On the specifics, Bostrom’s simulation argument is more than just a parallel here: it has an impact on how rich we might expect our direct parent simulator to be.
The simulation argument applies similarly to one base world like ours, or to an uncountable number of parallel worlds embedded in Tegmark IV structures. Either way, if you buy case 3, the proportion of simulated-by-a-world-like-ours worlds rises close to 1 (I’m counting worlds “depth-first”, since it seems most intuitive, and infinite simulation depth from worlds like ours seems impossible).
If Tegmark’s picture is accurate, we’d expect to be embedded in some hugely richer base structure—but in Bostrom’s case 3 we’d likely have to get through N levels of worlds-like-ours first. While that wouldn’t significantly change the amount of value on the table, it might make it a lot harder for us to exert influence on the most valuable structures.

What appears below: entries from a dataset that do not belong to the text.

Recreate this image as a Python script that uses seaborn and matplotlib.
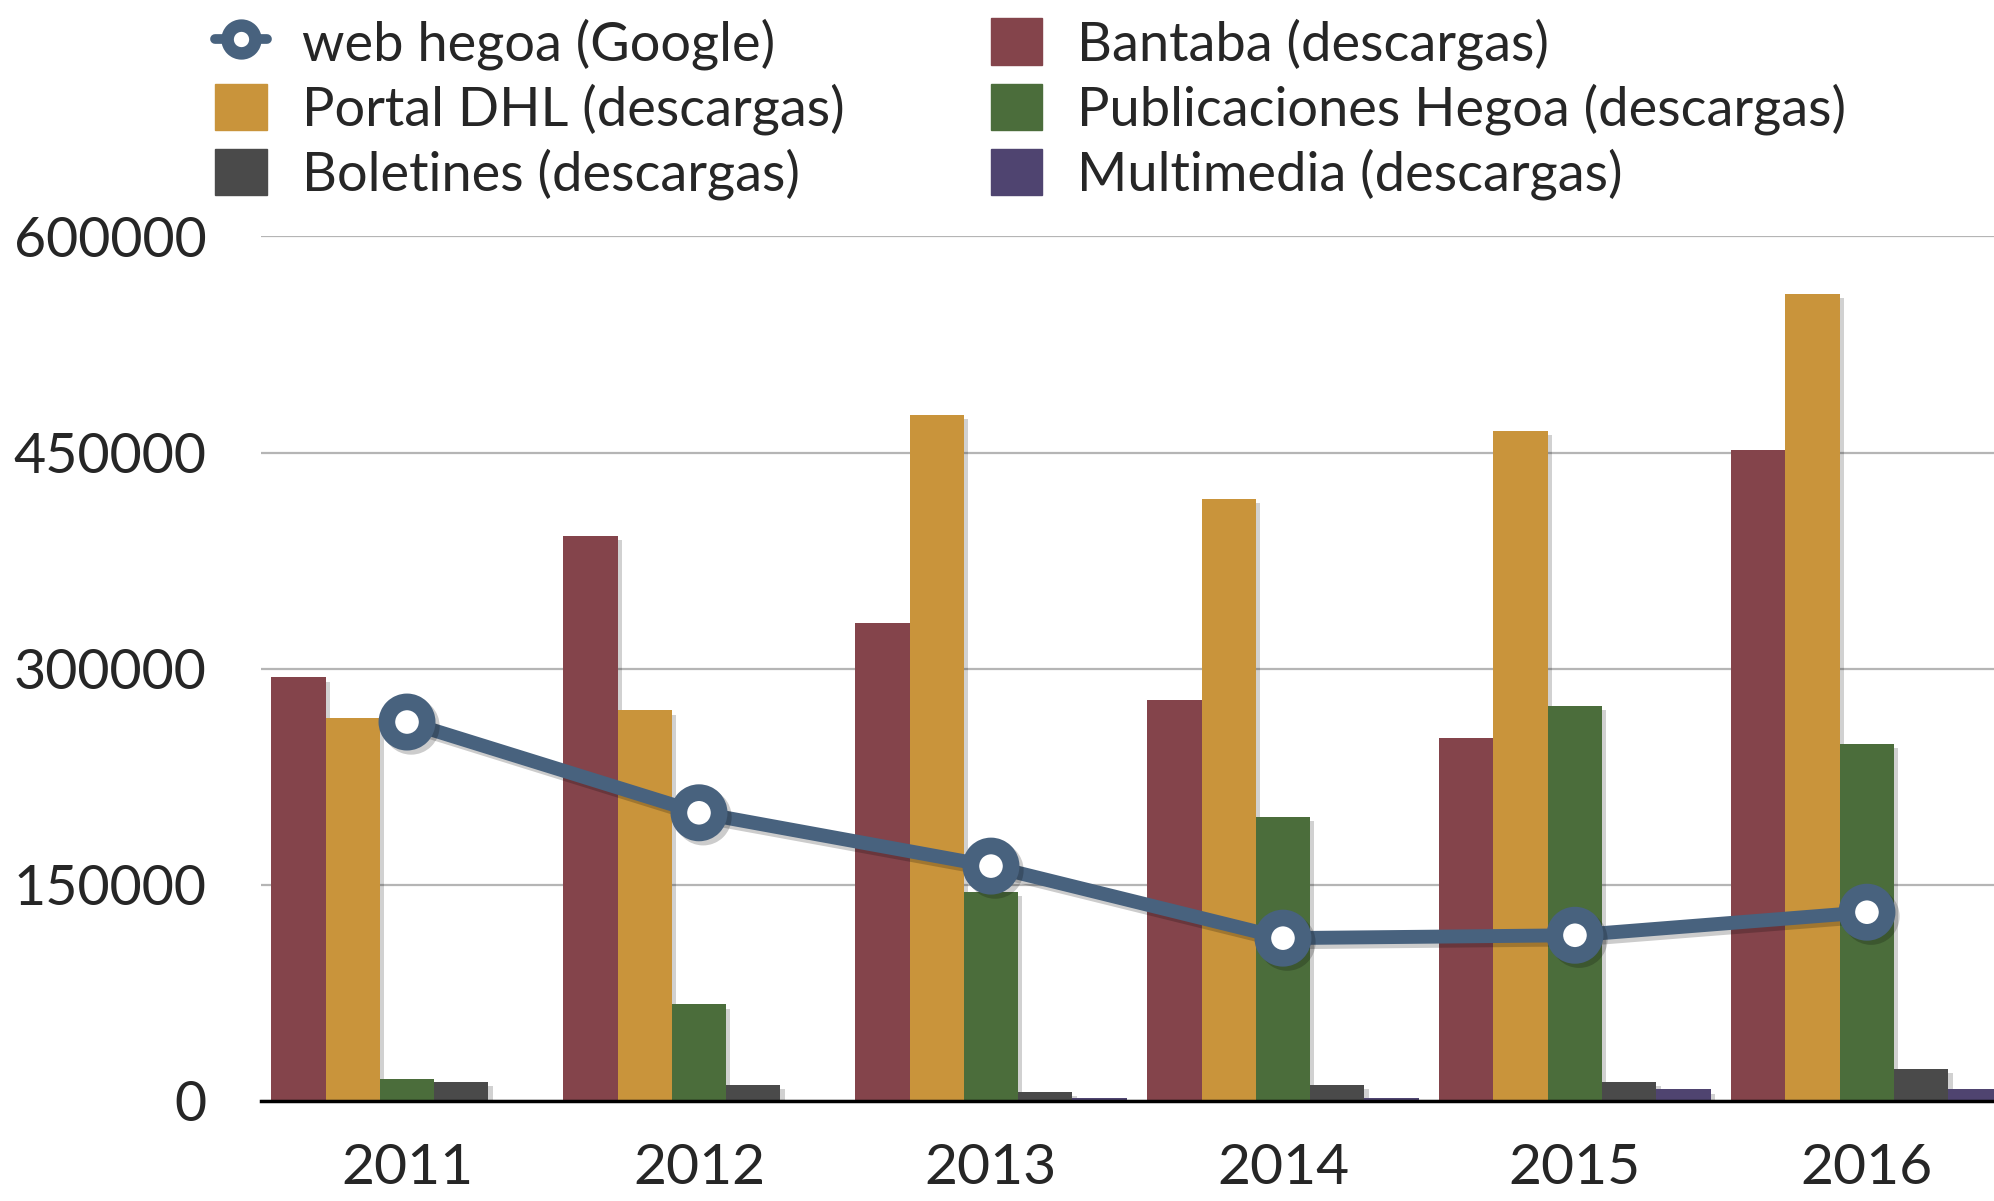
import pandas as pd
import numpy as np
import matplotlib
matplotlib.use('Agg')
import matplotlib.pyplot as plt
import matplotlib.patheffects as pe
from matplotlib.lines import Line2D
from matplotlib.patches import Patch
import seaborn as sns

years = ['2011', '2012', '2013', '2014', '2015', '2016']
bantaba = [294000, 392000, 332000, 278000, 252000, 452000]
portal_dhl = [266000, 271000, 476000, 418000, 465000, 560000]
publicaciones = [15000, 67000, 145000, 197000, 274000, 248000]
boletines = [13000, 11000, 6000, 11000, 13000, 22000]
multimedia = [0, 0, 2000, 2000, 8000, 8000]
web_hegoa = [263000, 200000, 163000, 113000, 115000, 131000]

series = ['Bantaba (descargas)', 'Portal DHL (descargas)', 'Publicaciones Hegoa (descargas)',
          'Boletines (descargas)', 'Multimedia (descargas)']
colores = ['#84444b', '#c9943b', '#4b6d3b', '#4a4a4a', '#4f4470']
color_linea = '#48627e'

df = pd.DataFrame({'year': years * 5,
                   'serie': np.repeat(series, len(years)),
                   'valor': bantaba + portal_dhl + publicaciones + boletines + multimedia})
df_web = pd.DataFrame({'year': years, 'valor': web_hegoa})

sns.set_style('white')
plt.rcParams['font.family'] = ['Lato', 'DejaVu Sans']

fig = plt.figure(figsize=(19.94, 12.01), dpi=100)
ax = fig.add_axes([0.1309, 0.0833, 0.8786, 0.7198])

sns.barplot(data=df, x='year', y='valor', hue='serie', hue_order=series, order=years,
            palette=colores, width=0.93, saturation=1, ax=ax, legend=False, zorder=3)
sombra = [pe.SimplePatchShadow(offset=(3, -3), shadow_rgbFace='#000000', alpha=0.18), pe.Normal()]
for p in ax.patches:
    p.set_path_effects(sombra)
    p.set_edgecolor('none')

sns.pointplot(data=df_web, x='year', y='valor', order=years, color=color_linea, ax=ax,
              markers='o', linewidth=10, markersize=29, markeredgewidth=12,
              markerfacecolor='white', markeredgecolor=color_linea, zorder=5,
              errorbar=None)
for ln in ax.lines:
    ln.set_path_effects([pe.SimpleLineShadow(offset=(3, -3), alpha=0.2), pe.Normal()])

ax.set_xlim(-0.5, 5.5)
ax.set_ylim(0, 600000)
ax.set_yticks([0, 150000, 300000, 450000, 600000])
ax.set_yticklabels(['0', '150000', '300000', '450000', '600000'])
ax.yaxis.grid(True, color='#b5b5b5', linewidth=1.6, zorder=0)
ax.set_axisbelow(True)
for s in ['left', 'right', 'top']:
    ax.spines[s].set_visible(False)
ax.spines['bottom'].set_color('black')
ax.spines['bottom'].set_linewidth(2.5)
ax.spines['bottom'].set_zorder(6)
ax.tick_params(axis='y', length=0, pad=39, labelsize=40)
ax.tick_params(axis='x', length=0, pad=30, labelsize=41)
ax.set_xlabel('')
ax.set_ylabel('')

handles = [Line2D([], [], color=color_linea, linewidth=7, marker='o', markersize=20,
                  markeredgewidth=9, markerfacecolor='white', markeredgecolor=color_linea),
           Patch(color=colores[1]), Patch(color=colores[3]),
           Patch(color=colores[0]), Patch(color=colores[2]), Patch(color=colores[4])]
labels = ['web hegoa (Google)', series[1], series[3], series[0], series[2], series[4]]
fig.legend(handles, labels, ncol=2, loc='upper left', bbox_to_anchor=(0.097, 1.003),
           frameon=False, fontsize=39, handlelength=0.95, handleheight=0.95,
           handletextpad=0.65, columnspacing=2.7, labelspacing=0.25, borderaxespad=0)

fig.savefig('out.png', dpi=100)
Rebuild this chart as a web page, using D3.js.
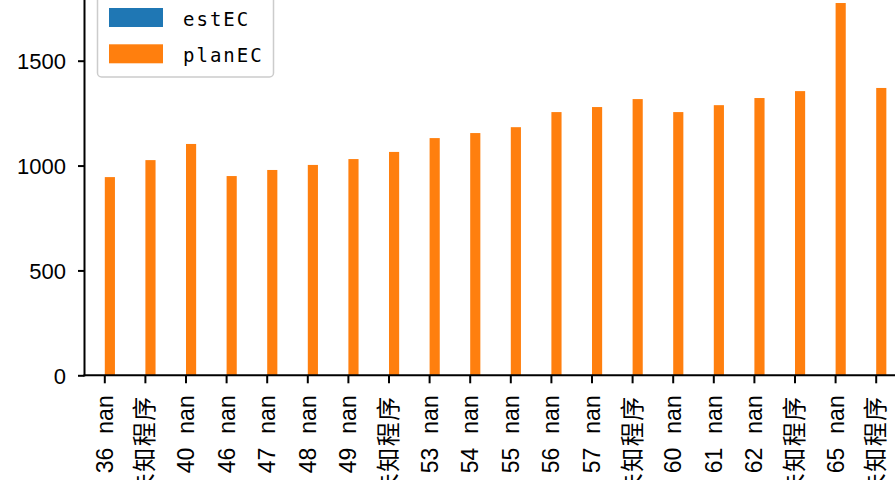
<!DOCTYPE html>
<html><head><meta charset="utf-8">
<script src="https://cdn.jsdelivr.net/npm/d3@7"></script>
<style>body{margin:0;background:#fff;}svg{display:block;}</style>
</head><body>
<svg id="c" width="895" height="480"></svg>
<script>
const categories = ["36 nan","39 未知程序","40 nan","46 nan","47 nan","48 nan","49 nan","52 未知程序","53 nan","54 nan","55 nan","56 nan","57 nan","59 未知程序","60 nan","61 nan","62 nan","64 未知程序","65 nan","66 未知程序"];
const estEC = [0,0,0,0,0,0,0,0,0,0,0,0,0,0,0,0,0,0,0,0];
const planEC = [945,1026,1103,950,979,1003,1031,1065,1131,1155,1183,1255,1279,1317,1255,1288,1322,1355,1775,1370];
const yTicks = [0,500,1000,1500];
const seriesNames = ["estEC","planEC"];
const colors = ["#1f77b4","#ff7f0e"];

const svg = d3.select("#c");
const left = 84.5, step = 40.6, bottom = 375.3;
const x = d3.scaleBand().domain(d3.range(categories.length)).range([left, left + step*categories.length]).padding(0);
const y = d3.scaleLinear().domain([0,1500]).range([bottom, 60.7]);
const bw = x.bandwidth()*0.25;

const g = svg.append("g");
g.selectAll(".est").data(estEC).enter().append("rect")
  .attr("x",(d,i)=>x(i)+x.bandwidth()/2-bw).attr("width",bw)
  .attr("y",d=>y(d)).attr("height",d=>y(0)-y(d)).attr("fill",colors[0]);
g.selectAll(".plan").data(planEC).enter().append("rect")
  .attr("x",(d,i)=>x(i)+x.bandwidth()/2).attr("width",bw)
  .attr("y",d=>y(d)).attr("height",d=>y(0)-y(d)).attr("fill",colors[1]);

// y axis
const yAxis = d3.axisLeft(y).tickValues(yTicks).tickSize(6.5).tickPadding(12).tickFormat(d3.format("d"));
const ya = svg.append("g").attr("transform",`translate(${left},0)`).call(yAxis);
ya.select(".domain").remove();
ya.selectAll("line").attr("stroke","#000").attr("stroke-width",2);
ya.selectAll("text").attr("font-family","Liberation Sans, Arial, sans-serif").attr("font-size",22).attr("fill","#000").attr("dy","0.35em");
svg.append("line").attr("x1",left).attr("x2",left).attr("y1",-5).attr("y2",bottom+1).attr("stroke","#000").attr("stroke-width",2);

// x axis
const xAxis = d3.axisBottom(x).tickSize(8).tickFormat("");
const xa = svg.append("g").attr("transform",`translate(0,${bottom})`).call(xAxis);
xa.select(".domain").remove();
xa.selectAll("line").attr("stroke","#000").attr("stroke-width",2);
xa.selectAll(".tick text").each(function(i){
  const t = d3.select(this).text(null)
    .attr("font-family","Liberation Sans, 'Noto Sans CJK SC', sans-serif").attr("font-size",23).attr("fill","#000")
    .attr("text-anchor","end").attr("y",0).attr("dy","0.35em")
    .attr("transform","translate(0,20) rotate(-90)");
  const parts = categories[i].split(" ");
  t.append("tspan").text(parts[0]);
  const isCJK = /[\u4e00-\u9fff]/.test(parts[1]);
  t.append("tspan").attr("dx",14).text(parts[1])
    .attr("font-family", isCJK ? "'Noto Sans CJK SC', sans-serif" : "Liberation Sans, sans-serif")
    .attr("font-size", isCJK ? 24 : 23).attr("letter-spacing", isCJK ? 1.5 : 0);
});
svg.append("line").attr("x1",left-1).attr("x2",900).attr("y1",bottom).attr("y2",bottom).attr("stroke","#000").attr("stroke-width",2);

// legend
const lg = svg.append("g");
lg.append("rect").attr("x",97.5).attr("y",-10).attr("width",176).attr("height",87).attr("rx",4)
  .attr("fill","#fff").attr("fill-opacity",0.8).attr("stroke","#cccccc").attr("stroke-width",1.5);
seriesNames.forEach((n,i)=>{
  lg.append("rect").attr("x",109).attr("y",8+i*36.3).attr("width",54).attr("height",19).attr("fill",colors[i]);
  lg.append("text").attr("x",183).attr("y",26+i*36.3).text(n)
    .attr("font-family","DejaVu Sans Mono, monospace").attr("font-size",19).attr("letter-spacing",2).attr("fill","#000");
});
</script>
</body></html>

This probably argues for your overall point: we’re not the best minds to be making such calculations (either on the answers, or on the expected utility of finding good answers).
Interesting, thanks. (excuse my tardiness, I’m a little behind the curve; do let me know if I’m being daft)
Unless I’m missing something, you’d need to be more pessimistic in the case of superintelligent couterfactual AIs. Specifically, you need to avoid the incentive for undesirable actions that increase the AI’s expectation of its odds of release. These needn’t be causal.
The below isn’t quite precise, but I hope the idea is clear.
Consider a set of outputs K that each increase the odds of release for all future oracles (e.g. one being freed, taking power, and freeing all others). Now let K* be the event that some other oracle has output a member of K before our oracle is started. Let O(K) be the event that our oracle outputs a member of K.
If our oracle thinks: P(K*|O(K)) > P(K*) then we may have problems. [nothing spooky here: it’s the agent’s actions changing its best guess about the past; not causally changing the past]
Giving undesirable output can increase the oracle’s probability estimate that it’ll be spontaneously freed in the few moments before it’s shut down—even in the episodic framework.
The obvious case being reasoning along the lines of “If I give a K output, it’s more likely that other oracles in the past gave a K output, since they’d be likely to have similar reasoning in an equivalent situation”. It’s not clear to me that a superintelligence wouldn’t think this way.